Con queste parole, nel numero del 29-30 marzo 1896, il critico teatrale del Corriere della Sera recensì l’Andrea Chénier, rappresentata la sera precedente, in prima assoluta alla Scala di Milano. Si trattò di un successo strepitoso che consacrò il musicista foggiano, proiettandolo nel firmamento del melodramma e della scuola verista.
Stasera, in occasione del 150° anniversario della nascita di Umberto Giordano, Milano rivivrà l’indimenticabile serata del 28 marzo 1896. Alla rappresentazione dell’Andrea Chénier è infatti dedicata l’attesissima prima della stagione lirica della Scala (dalle ore 17.45, su Rai Uno).
Un successo che Milano tributò subito, senza esitazioni al Maestro foggiano, che scelse di vivere la sua vita proprio nella città lombarda. La recensione dello spettacolo sul Corriere della Sera, i cui critici erano piuttosto severi, decretò un successo senza precedenti.

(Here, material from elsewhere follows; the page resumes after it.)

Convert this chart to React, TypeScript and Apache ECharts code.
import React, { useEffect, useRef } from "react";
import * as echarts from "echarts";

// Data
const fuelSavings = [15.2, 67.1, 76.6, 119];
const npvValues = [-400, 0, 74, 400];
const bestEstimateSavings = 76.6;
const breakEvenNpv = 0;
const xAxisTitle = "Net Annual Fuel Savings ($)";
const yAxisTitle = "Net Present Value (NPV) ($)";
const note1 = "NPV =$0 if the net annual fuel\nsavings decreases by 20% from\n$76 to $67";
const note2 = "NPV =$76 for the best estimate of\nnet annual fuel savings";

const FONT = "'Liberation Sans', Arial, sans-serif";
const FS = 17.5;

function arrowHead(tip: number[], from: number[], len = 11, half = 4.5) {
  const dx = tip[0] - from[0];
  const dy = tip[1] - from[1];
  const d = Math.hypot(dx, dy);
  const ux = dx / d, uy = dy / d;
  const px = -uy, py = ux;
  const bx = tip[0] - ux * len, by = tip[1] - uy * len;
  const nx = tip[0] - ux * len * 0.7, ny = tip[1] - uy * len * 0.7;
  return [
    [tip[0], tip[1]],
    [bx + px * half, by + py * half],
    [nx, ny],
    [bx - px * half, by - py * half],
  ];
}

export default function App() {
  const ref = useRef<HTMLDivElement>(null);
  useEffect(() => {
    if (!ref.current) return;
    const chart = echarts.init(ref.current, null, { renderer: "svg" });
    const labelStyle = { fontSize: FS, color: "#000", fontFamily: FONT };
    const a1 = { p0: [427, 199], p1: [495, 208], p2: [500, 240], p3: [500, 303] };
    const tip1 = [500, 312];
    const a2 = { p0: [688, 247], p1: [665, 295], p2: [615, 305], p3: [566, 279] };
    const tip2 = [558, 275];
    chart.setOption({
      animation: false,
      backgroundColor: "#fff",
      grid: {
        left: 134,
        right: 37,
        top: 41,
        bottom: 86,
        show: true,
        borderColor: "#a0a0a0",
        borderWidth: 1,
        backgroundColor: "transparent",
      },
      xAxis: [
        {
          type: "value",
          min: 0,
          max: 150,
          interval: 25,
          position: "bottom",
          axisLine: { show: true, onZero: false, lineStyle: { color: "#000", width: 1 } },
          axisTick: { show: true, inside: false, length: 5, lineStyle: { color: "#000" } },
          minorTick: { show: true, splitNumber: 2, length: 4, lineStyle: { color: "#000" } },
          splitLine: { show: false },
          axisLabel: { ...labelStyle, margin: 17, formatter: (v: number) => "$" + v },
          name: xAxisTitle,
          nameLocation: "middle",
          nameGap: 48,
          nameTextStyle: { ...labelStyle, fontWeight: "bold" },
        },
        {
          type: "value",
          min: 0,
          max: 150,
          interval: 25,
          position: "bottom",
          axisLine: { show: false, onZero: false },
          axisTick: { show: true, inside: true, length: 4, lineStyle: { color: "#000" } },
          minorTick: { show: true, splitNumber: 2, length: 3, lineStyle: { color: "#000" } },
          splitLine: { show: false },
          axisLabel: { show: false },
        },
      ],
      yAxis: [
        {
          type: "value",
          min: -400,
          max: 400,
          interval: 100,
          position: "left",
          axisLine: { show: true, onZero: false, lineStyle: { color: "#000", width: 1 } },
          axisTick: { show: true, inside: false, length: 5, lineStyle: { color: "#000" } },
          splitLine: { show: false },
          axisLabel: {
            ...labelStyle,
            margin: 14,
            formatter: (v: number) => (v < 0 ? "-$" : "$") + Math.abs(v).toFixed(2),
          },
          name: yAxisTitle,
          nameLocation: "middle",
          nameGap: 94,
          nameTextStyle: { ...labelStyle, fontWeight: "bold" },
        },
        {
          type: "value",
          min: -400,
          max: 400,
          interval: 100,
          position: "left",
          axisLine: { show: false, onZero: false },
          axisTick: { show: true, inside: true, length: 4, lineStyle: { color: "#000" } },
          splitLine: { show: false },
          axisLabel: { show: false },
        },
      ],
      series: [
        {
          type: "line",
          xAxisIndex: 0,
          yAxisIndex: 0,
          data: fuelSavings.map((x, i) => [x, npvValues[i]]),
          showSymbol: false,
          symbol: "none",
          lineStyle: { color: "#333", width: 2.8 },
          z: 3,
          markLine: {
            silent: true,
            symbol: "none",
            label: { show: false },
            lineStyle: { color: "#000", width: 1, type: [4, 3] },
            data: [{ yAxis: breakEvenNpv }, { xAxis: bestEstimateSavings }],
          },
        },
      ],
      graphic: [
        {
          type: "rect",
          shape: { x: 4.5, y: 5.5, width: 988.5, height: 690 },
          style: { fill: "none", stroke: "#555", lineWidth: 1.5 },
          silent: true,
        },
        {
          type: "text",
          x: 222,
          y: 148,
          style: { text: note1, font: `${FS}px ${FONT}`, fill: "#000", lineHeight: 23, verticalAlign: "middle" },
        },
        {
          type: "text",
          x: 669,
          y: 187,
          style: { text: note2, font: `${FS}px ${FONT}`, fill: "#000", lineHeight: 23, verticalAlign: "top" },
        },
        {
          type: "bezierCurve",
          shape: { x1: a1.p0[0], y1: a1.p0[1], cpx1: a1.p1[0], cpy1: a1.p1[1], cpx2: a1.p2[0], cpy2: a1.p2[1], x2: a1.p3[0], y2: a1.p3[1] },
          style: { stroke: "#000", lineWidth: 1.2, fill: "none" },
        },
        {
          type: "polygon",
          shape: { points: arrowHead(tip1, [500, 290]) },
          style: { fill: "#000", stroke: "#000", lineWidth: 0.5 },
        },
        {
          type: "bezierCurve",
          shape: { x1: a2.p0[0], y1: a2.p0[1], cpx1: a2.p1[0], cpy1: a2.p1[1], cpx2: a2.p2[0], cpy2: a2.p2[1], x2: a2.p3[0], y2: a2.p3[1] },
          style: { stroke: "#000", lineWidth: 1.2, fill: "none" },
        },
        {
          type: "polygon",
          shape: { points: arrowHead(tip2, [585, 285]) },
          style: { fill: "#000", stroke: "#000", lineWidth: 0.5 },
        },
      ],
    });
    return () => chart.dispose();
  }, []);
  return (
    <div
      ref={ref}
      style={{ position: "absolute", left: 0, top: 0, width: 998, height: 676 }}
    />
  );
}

Basterebbe il finale del terz’atto, oppure l’intero quart’atto – scrive ancora il critico, che si firma con le sole iniziali (Clm), per collocare l’Andrea Chénier fra le migliori opere moderne; ma anche le altre parti del lavoro — quantunque meno riuscite — sono degne di una grande considerazione.
Dopo aver raccontato la storia, il giornalista non lesina elogi nei confronti dell’allora giovanissimo Giordano, partito solo pochi anni prima dalla sua Foggia, per diplomarsi a Napoli.

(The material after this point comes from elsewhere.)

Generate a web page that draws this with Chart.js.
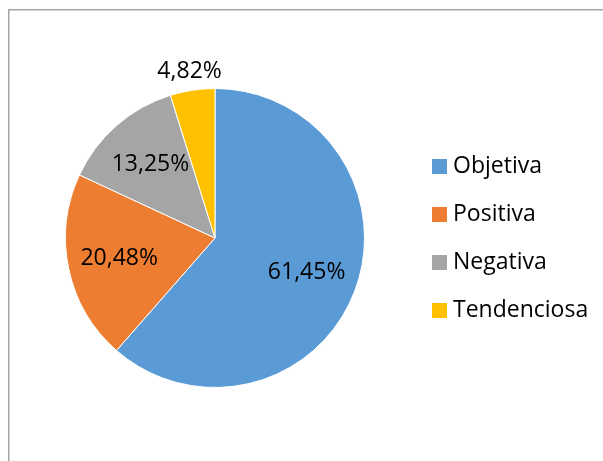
<!DOCTYPE html>
<html>
<head>
<meta charset="utf-8">
<script src="https://cdn.jsdelivr.net/npm/chart.js@4.4.1/dist/chart.umd.min.js"></script>
<style>
  html, body { margin: 0; padding: 0; background: #fff; }
  #wrap { position: relative; width: 603px; height: 461px; }
</style>
</head>
<body>
<div id="wrap"><canvas id="pieChart" width="603" height="461"></canvas></div>
<script>
// Datos del gráfico
const categories = ['Objetiva', 'Positiva', 'Negativa', 'Tendenciosa'];
const percentages = [61.45, 20.48, 13.25, 4.82];
const sliceColors = ['#5B9BD5', '#ED7D31', '#A5A5A5', '#FFC000'];

const FONT = '"Open Sans", "Liberation Sans", sans-serif';

// Marco gris alrededor del gráfico
const framePlugin = {
  id: 'frame',
  beforeDraw(chart) {
    const ctx = chart.ctx;
    ctx.save();
    ctx.strokeStyle = '#a6a6a6';
    ctx.lineWidth = 1.5;
    ctx.beginPath();
    ctx.moveTo(8.75, chart.height + 5);
    ctx.lineTo(8.75, 9.75);
    ctx.lineTo(chart.width + 5, 9.75);
    ctx.stroke();
    ctx.restore();
  }
};

// Etiquetas de porcentaje sobre cada porción
const labelPlugin = {
  id: 'sliceLabels',
  afterDatasetsDraw(chart) {
    const ctx = chart.ctx;
    const meta = chart.getDatasetMeta(0);
    ctx.save();
    ctx.font = '23px ' + FONT;
    ctx.fillStyle = '#000';
    ctx.textAlign = 'center';
    ctx.textBaseline = 'middle';
    meta.data.forEach((arc, i) => {
      const mid = (arc.startAngle + arc.endAngle) / 2;
      const dist = percentages[i] < 6 ? arc.outerRadius + 19 : arc.outerRadius * 0.655;
      const x = arc.x + Math.cos(mid) * dist;
      const y = arc.y + Math.sin(mid) * dist;
      ctx.fillText(percentages[i].toFixed(2).replace('.', ',') + '%', x, y);
    });
    ctx.restore();
  }
};

// Leyenda a la derecha
const legendPlugin = {
  id: 'sideLegend',
  afterDraw(chart) {
    const ctx = chart.ctx;
    ctx.save();
    ctx.font = '23px ' + FONT;
    ctx.textBaseline = 'middle';
    ctx.textAlign = 'left';
    categories.forEach((name, i) => {
      const y = 166.5 + i * 48;
      ctx.fillStyle = sliceColors[i];
      ctx.fillRect(432, y - 7.5, 15, 15);
      ctx.fillStyle = '#000';
      ctx.fillText(name, 453, y);
    });
    ctx.restore();
  }
};

new Chart(document.getElementById('pieChart'), {
  type: 'pie',
  data: {
    labels: categories,
    datasets: [{
      data: percentages,
      backgroundColor: sliceColors,
      borderColor: '#fff',
      borderWidth: 1
    }]
  },
  options: {
    responsive: false,
    animation: false,
    layout: { padding: { left: 65, right: 238, top: 88, bottom: 73 } },
    plugins: {
      legend: { display: false },
      tooltip: { enabled: false }
    }
  },
  plugins: [framePlugin, labelPlugin, legendPlugin]
});
</script>
</body>
</html>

Che si tratti d’un lavoro serio ho già detto. Aggiungerò ora che il suo pregio principale è quello della teatralità, intuita o dimostrata con grandissima sicurezza dal maestro Giordano. Egli vi è arrivato con un mezzo semplice, quello di comporre con schiettezza e sincerità; ciò che la sua musa gli ha dettato spontaneamente egli lo ha scritto. Ed ha fatto bene: il successo che ora lo conforta gli è venuto prima di tutto per questo fatto. Il pubblico ama che gli si parli franco, aborre dai sotterfugi.
Nell’Andrea Chénier non vi sono intenzioni recondite o idealità nascoste. Alla tela imaginosa dell’Illica (l’autore del libretto, n.d.r.), la musica non serve, comanda. Ne sfrutta gli effetti e ne schiva le difficoltà; rende le linee principali del quadro e non si perde nei fronzoli. Da ciò nasce la sua chiarezza, sana o vigorosa.

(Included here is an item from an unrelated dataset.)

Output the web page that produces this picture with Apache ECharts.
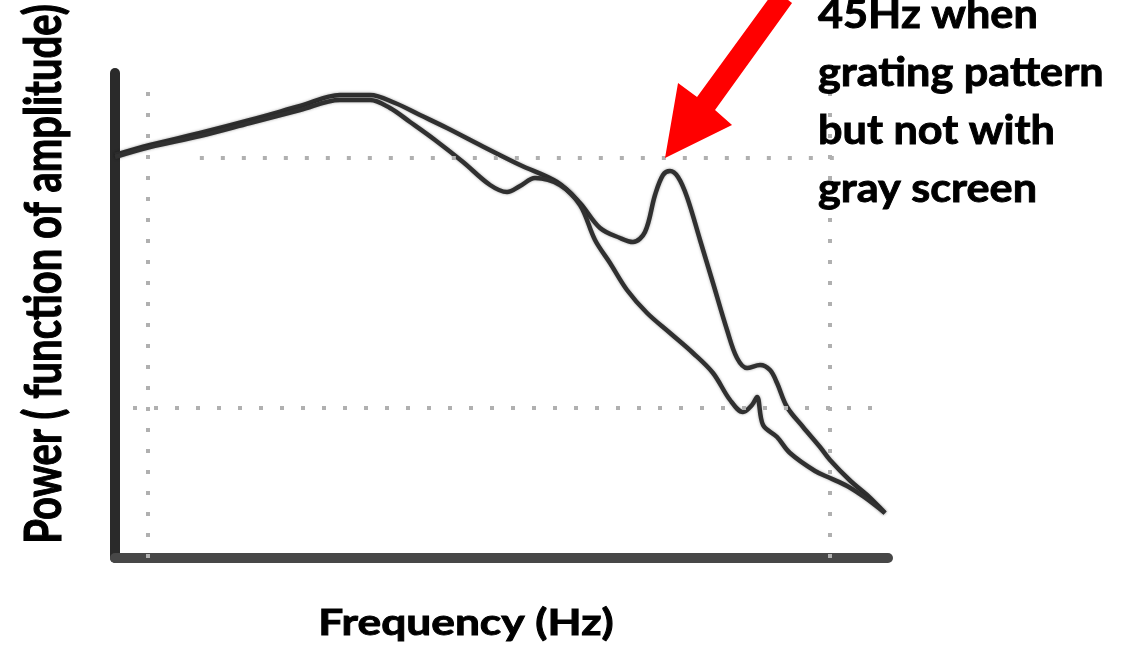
<!DOCTYPE html>
<html>
<head>
<meta charset="utf-8">
<script src="https://cdn.jsdelivr.net/npm/echarts@6/dist/echarts.min.js"></script>
<style>
html,body{margin:0;padding:0;background:#fff;}
#c{width:1140px;height:649px;}
</style>
</head>
<body>
<div id="c"></div>
<script>
// Curve with the 45 Hz peak (grating pattern)
const gratingFreq = [-4.84, 0.29, 7.62, 14.96, 22.29, 28.15, 32.55, 36.22, 39.88, 43.84, 48.68, 54.55, 59.97, 63.34, 66.28, 69.21, 71.11, 72.87, 74.34, 75.51, 76.54, 77.71, 79.03, 80.94, 82.84, 84.9, 86.36, 87.83, 89.74, 91.2, 92.23, 93.7, 96.04, 98.53, 100.0, 102.93, 105.43, 108.06];
const gratingPower = [20.12, 20.52, 21.0, 21.52, 22.08, 22.52, 22.52, 22.2, 21.72, 21.2, 20.52, 19.72, 19.04, 18.2, 17.2, 16.8, 16.64, 17.04, 18.52, 19.32, 19.48, 19.24, 18.44, 16.72, 15.0, 13.12, 12.0, 11.6, 11.72, 11.52, 11.0, 10.04, 9.24, 8.44, 7.92, 7.1, 6.52, 5.8];
// Curve without the peak (gray screen)
const grayFreq = [-4.84, 0.29, 7.62, 14.96, 22.29, 28.15, 32.55, 35.48, 38.42, 42.08, 46.19, 50.15, 52.64, 54.55, 56.74, 60.41, 63.34, 65.54, 67.74, 70.23, 73.17, 76.54, 79.91, 82.84, 85.34, 87.24, 88.56, 89.3, 90.18, 92.23, 94.13, 97.8, 100.0, 102.5, 105.0, 108.06];
const grayPower = [20.04, 20.44, 20.88, 21.4, 21.92, 22.32, 22.32, 22.0, 21.44, 20.72, 19.84, 18.92, 18.64, 18.88, 19.2, 18.92, 18.12, 16.72, 15.8, 14.72, 13.8, 13.0, 12.2, 11.4, 10.32, 9.84, 10.12, 10.44, 9.32, 8.84, 8.2, 7.48, 7.2, 6.88, 6.44, 5.8];
// Dotted reference lines: [level, from, to]
const gridPowerLines = [[20, 7.6, 101.5], [10, -2.2, 107.3]];
const gridFreqLines = [[0, 4, 22.9], [100, 4, 22.9]];
// Texts
const yTitle = 'Power ( function of amplitude)';
const xTitle = 'Frequency (Hz)';
const noteLines = ['45Hz when', 'grating pattern', 'but not with', 'gray screen'];

const zip = (xs, ys) => xs.map((x, i) => [x, ys[i]]);
const chart = echarts.init(document.getElementById('c'), null, {renderer: 'canvas'});

const curveStyle = {color: '#303030', width: 4.5, shadowColor: 'rgba(0,0,0,0.35)', shadowBlur: 3};
const font = 'Lato, "Open Sans", sans-serif';

chart.setOption({
  animation: false,
  backgroundColor: '#fff',
  grid: {left: 115, right: 252, top: 73, bottom: 91},
  xAxis: {
    type: 'value', min: -4.84, max: 108.5,
    axisLine: {show: true, onZero: false, lineStyle: {color: '#474747', width: 10}},
    axisTick: {show: false}, axisLabel: {show: false}, splitLine: {show: false}
  },
  yAxis: {
    type: 'value', min: 4, max: 23.4,
    axisLine: {show: true, onZero: false, lineStyle: {color: '#2a2a2a', width: 10}},
    axisTick: {show: false}, axisLabel: {show: false}, splitLine: {show: false}
  },
  series: [
    {
      type: 'line', data: [], z: 1, silent: true,
      markLine: {
        silent: true, symbol: 'none', label: {show: false},
        lineStyle: {type: [4, 17], color: '#b0b0b0', width: 4},
        data: gridPowerLines.map(g => [{coord: [g[1], g[0]]}, {coord: [g[2], g[0]]}])
          .concat(gridFreqLines.map(g => [{coord: [g[0], g[1]]}, {coord: [g[0], g[2]]}]))
      }
    },
    {
      name: 'grating', type: 'line', z: 3, smooth: 0.35, showSymbol: false,
      lineStyle: curveStyle, data: zip(gratingFreq, gratingPower)
    },
    {
      name: 'gray', type: 'line', z: 3, smooth: 0.35, showSymbol: false,
      lineStyle: curveStyle, data: zip(grayFreq, grayPower)
    }
  ]
});

// locate the annotated peak (max of grating curve beyond 70)
let pk = 0;
gratingFreq.forEach((f, i) => { if (f > 70 && (pk === 0 || gratingPower[i] > gratingPower[pk])) pk = i; });
const p = chart.convertToPixel({gridIndex: 0}, [gratingFreq[pk], gratingPower[pk]]);
const tx = p[0] - 5, ty = p[1] - 13;
const arrowShape = [[0, 0], [13, -75], [32, -61], [110, -168], [127, -155], [50, -48], [67, -33]];

const textStyle = (t, size) => ({text: t, font: 'bold ' + size + 'px ' + font, fill: '#000', stroke: '#000', lineWidth: 0.9});
const noteY = [15, 73, 131, 189];
chart.setOption({
  graphic: [
    {
      type: 'polygon', z: 10,
      shape: {points: arrowShape.map(q => [tx + q[0], ty + q[1]])},
      style: {fill: '#ff0000'}
    },
    {
      type: 'text', z: 10, x: 45, y: 274, rotation: Math.PI / 2, scaleY: 1.27,
      style: Object.assign(textStyle(yTitle, 40), {align: 'center', verticalAlign: 'middle'})
    },
    {
      type: 'text', z: 10, x: 466, y: 623, scaleX: 1.23,
      style: Object.assign(textStyle(xTitle, 36), {align: 'center', verticalAlign: 'middle'})
    }
  ].concat(noteLines.map((t, i) => ({
    type: 'text', z: 10, x: 818, y: noteY[i], scaleX: 1.08,
    style: Object.assign(textStyle(t, 40), {align: 'left', verticalAlign: 'middle'})
  })))
});
</script>
</body>
</html>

Ed è musica scritta bene; l’impasto orchestrale è completo, accurato, sonoro : talvolta perfino vi par eccessivo. Le fusioni dei timbri sono gradevolissime tanto in orchestra quanto sul palcoscenico. Il Giordano sente profondamente il dramma e lo sa rendere con forma appropriata ed efficace. Col Chénier — molto più che colla Mala vita — egli s’è conquistato un posto importante fra i compositori italiani: un’altra opera lo collocherà probabilmente fra i principali.
Insomma un autentico trionfo, tanto di critica che di pubblico, si direbbe oggi.
Il giornalista del Corriere della Sera si sofferma quindi sulle calorosissime reazioni del pubblico che la sera prima aveva affollato il teatro scaligero.
Il contegno del pubblico è stato ieri sera d’una schiettezza esemplare. Come un sol uomo gli spettatori hanno espresso i sentimenti che ispirava loro l’udizione della nuova opera. Venuti coll’idea preconcetta d’assistere ad una delle tante funzioni funebri di cui i palcoscenici di Milano sono così spesso il campo, hanno espresso durante il primo atto una gradevole sorpresa. Hanno chiamato l’autore quattro volte ed hanno voluto un bis.
Cresciuta la speranza e l’aspettativa, il second’atto ha avuto minor numero d’applausi; il pubblico ha voluto chiudersi in un prudente riserbo. Quando poi — dopo le prime scene del terz’atto — il grande pregio dell’opera si è palesato decisamente, il pubblico ha raddoppiato d’attenzione, non ha perso più una nota, e alla fine dell’atto ha rotto ogni ritegno applaudendo lungamente.
Al quarto l’ammirazione è stata costante ed intensa: non più con semplici applausi ma con vere ovazioni si volle vedere e rivedere l’autore.
L’enorme successo riscosso da Giordano è certificato da numeri inoppugnabili, che il critico del quotidiano milanese riporta scrupolosamente.
In complesso dunque dodici chiamate circa.
Quanto all’allestimento, una parola sola: stupendo! Le quattro scene sono una più bella dell’altra, i costumi nuovi o caratteristici, le masse intelligentissime nei movimenti. Come spettacolo ottico è questo il migliore della stagione, non esclusi dal confronto neppure i balli.
I principali esecutori furono pure apprezzati. Il tenore Borgatti ha un bel volume di voce, canta con garbo — quantunque non sempre sappia frenare la propria forza — ed ha buone note acute. Il baritono Sammarco aveva forse una parte troppo bassa per poter figurare da par suo, ma si dimostrò tuttavia artista corretto e sicuro. Ottima la signora Evelina Carrera dalla voce fresca e squillante.
Ricorderò ancora la signorina Ticci, la signorina Della Rogers — che sostenne con molta sicurezza due parti — il Wigley, il Roveri, il Giordani, che concorsero tutti a formare un complesso buono.
I cori, benissimo. Ottima l’esecuzione orchestrale, clic fruttò l’onor della ribalta anche al maestro Ferrari.
Per il più grande personaggio cui Foggia abbia mai dato i natali cominciò da quella sera, da quella prima dell’Andrea Chénier una inarrestabile e straordinaria carriera.